Leur activisme, aussi bruyant soit-il, révèle une réalité : l’opposition parlementaire et politique formelle peine à se faire entendre. Face à un pouvoir centralisé et offensif, et à une majorité encore en construction, c’est dans les médias, les tribunes et les réseaux sociaux que se joue une partie du débat public. Madiambal, Yoro et Hamidou ont investi cet espace avec une efficacité qui force le constat : le contre-pouvoir est aussi une affaire de récit, de stratégie et d’omniprésence.

Le plus frappant est que ce trio médiatique semble aujourd’hui éclipser des figures politiques qui auraient logiquement dû incarner la première ligne de l’opposition. Amadou Ba, ancien Premier ministre et candidat malheureux à la présidentielle avec un score honorable, peine à faire entendre sa voix depuis sa défaite. Aucune structure visible, aucune ligne claire, aucun discours fort. Barthélemy Dias, autrefois très présent dans les médias, est en perte de vitesse depuis sa destitution à la mairie de Dakar en décembre 2024. Ses relations peu cordiales avec Khalifa Sall, son mentor d’hier, semblent encore brouiller son image.

Aujourd’hui, ce sont parfois des chroniqueurs de télés, de sites web ou des "liveurs" sur TikTok et Facebook qui captent davantage l’attention et la confiance d’une partie du public que ces opposants classiques. Le champ politique est devenu un champ médiatique, où la visibilité vaut plus que les mandats. Madiambal, Yoro et Hamidou l’ont compris avant les autres.

Ils agacent, provoquent, polarisent. Mais leur influence est réelle. Madiambal, Yoro et Hamidou sont devenus les têtes d’affiche d’une opposition qui ne dit pas son nom, mais qui impose sa voix.

Reste à savoir si cette opposition de plume, de post et de micro peut, un jour, se transformer en alternative politique crédible.

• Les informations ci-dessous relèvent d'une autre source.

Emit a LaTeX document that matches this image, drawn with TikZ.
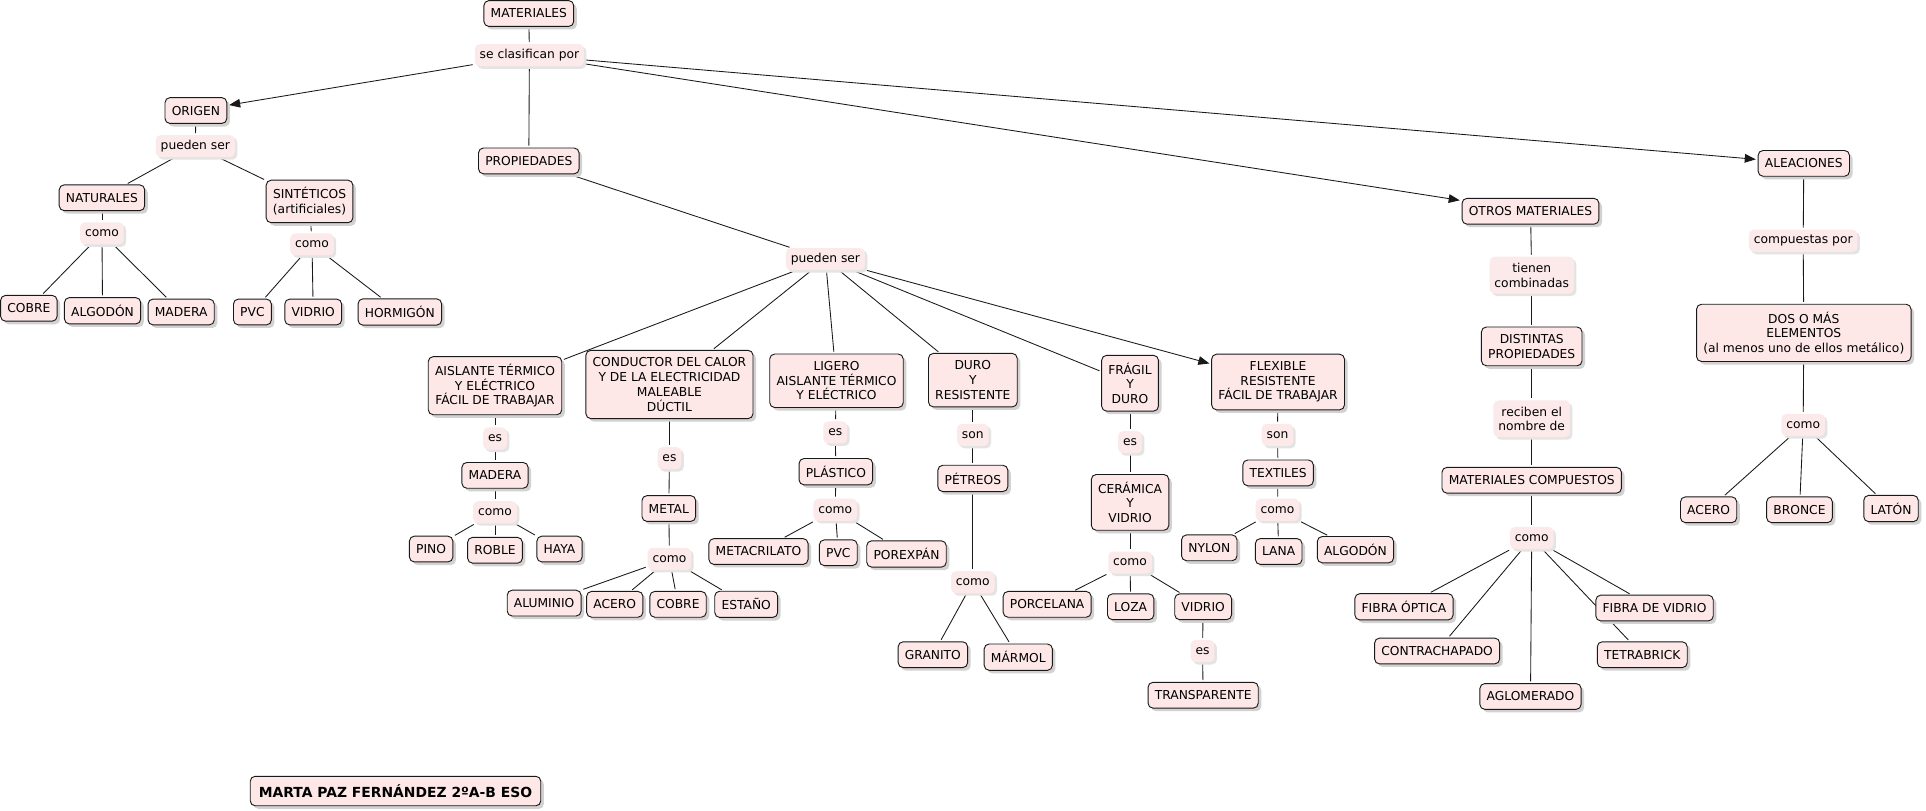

Leur défi ? Ne pas sombrer dans l’excès, éviter le discrédit, et surtout convaincre qu’ils portent une alternative crédible, au-delà de la seule nostalgie du passé. Car face à une jeunesse mobilisée, à une opinion publique en mutation et à un pouvoir qui s’impose avec autorité, critiquer ne suffit plus. Il faut proposer.